In his concession speech on the council floor, Mr. Garodnick nodded toward unifying the fractured body while arguing that the council should maintain independence from Mr. de Blasio. He called for a council that “works as a strong and responsible counterbalance to the mayor” and resolved to mend any rifts that had emerged. Mr. Garodnick and Ms. Mark-Viverito then hugged. A number of other council members also pledged unity, which would help both Mr. de Blasio and Ms. Mark-Viverito move their agendas.
For her part, Ms. Mark-Viverito also praised Mr. Garodnick, said she would hold Mr. de Blasio accountable, and promised a more democratically run City Council.
“Over the past few months, I’ve laid out for all of you my vision for a speakership that is open, inclusive and transparent,” she said. “A leadership style that allows all voices to be at the table, helping to shape the direction we take as a legislative body; a leadership style that puts the will of the members and the needs of their constituents before the ambitions of a speaker.”
During the eight-year tenure of Speaker Christine Quinn, many council members chafed at the centralized power that lay in the speaker’s office. However, some have noted that a speaker who keeps her members in line can better negotiate on the council’s behalf with the mayor.
A major winner in the race was the Progressive Caucus, a group of some 22 council members closely aligned with the labor-backed Working Families Party, which has steadily gained electoral power in recent years. Ms. Mark-Viverito is arguably the most liberal member of the City Council and will be a close ally of labor and Mr. de Blasio on moving progressive legislation that was bottled up during the 12-year mayoralty of Michael Bloomberg and the eight-year speakership of Ms. Quinn. Likely agenda items in the near future include an expansion of mandatory paid sick leave to cover all city businesses and a ban on horse carriages in Central Park.

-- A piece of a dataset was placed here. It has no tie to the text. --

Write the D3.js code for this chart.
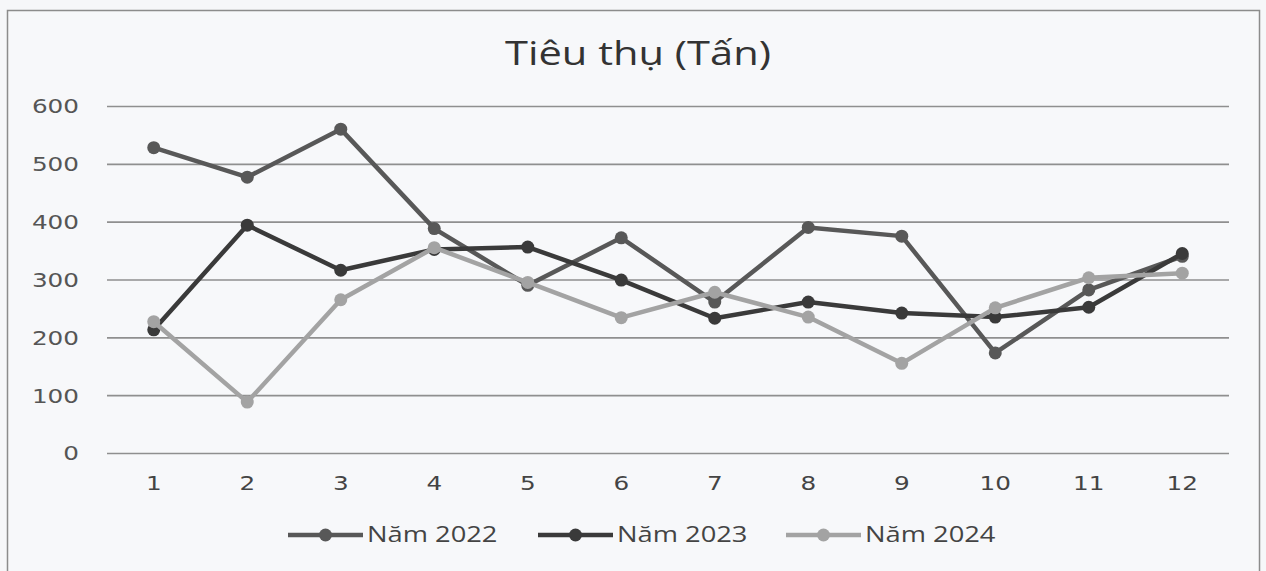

“For the first time in a long time, the people of New York City have true advocates across the board in city government,” said Central Labor Council president Vincent Alvarez, referring also to the public advocate and city comptroller’s office, held by Letitia James and Scott Stringer, respectively. “While we believe that these branches will hold one another accountable, we also believe that the common goals of reducing income disparities and improving conditions for all working people are so deeply ingrained in these newly elected officials that New York City as a whole cannot help but benefit.”
Ms. Mark-Viverito’s candidacy was initially met with skepticism by political insiders because of her liberal record and a reputation for having cold personal relationships with a number of council members. She also faced persistent negative tabloid headlines, and in recent days the city’s major papers endorsed Mr. Garodnick’s candidacy.
But Mr. de Blasio’s decision to individually lobby on her behalf eventually moved the political calculus in her favor. As reported by Crain’s, the political maneuver that gave Ms. Mark-Viverito an insurmountable number of votes came in December, when Mr. de Blasio swayed Brooklyn Democratic chairman Frank Seddio and his delegation to back her (source).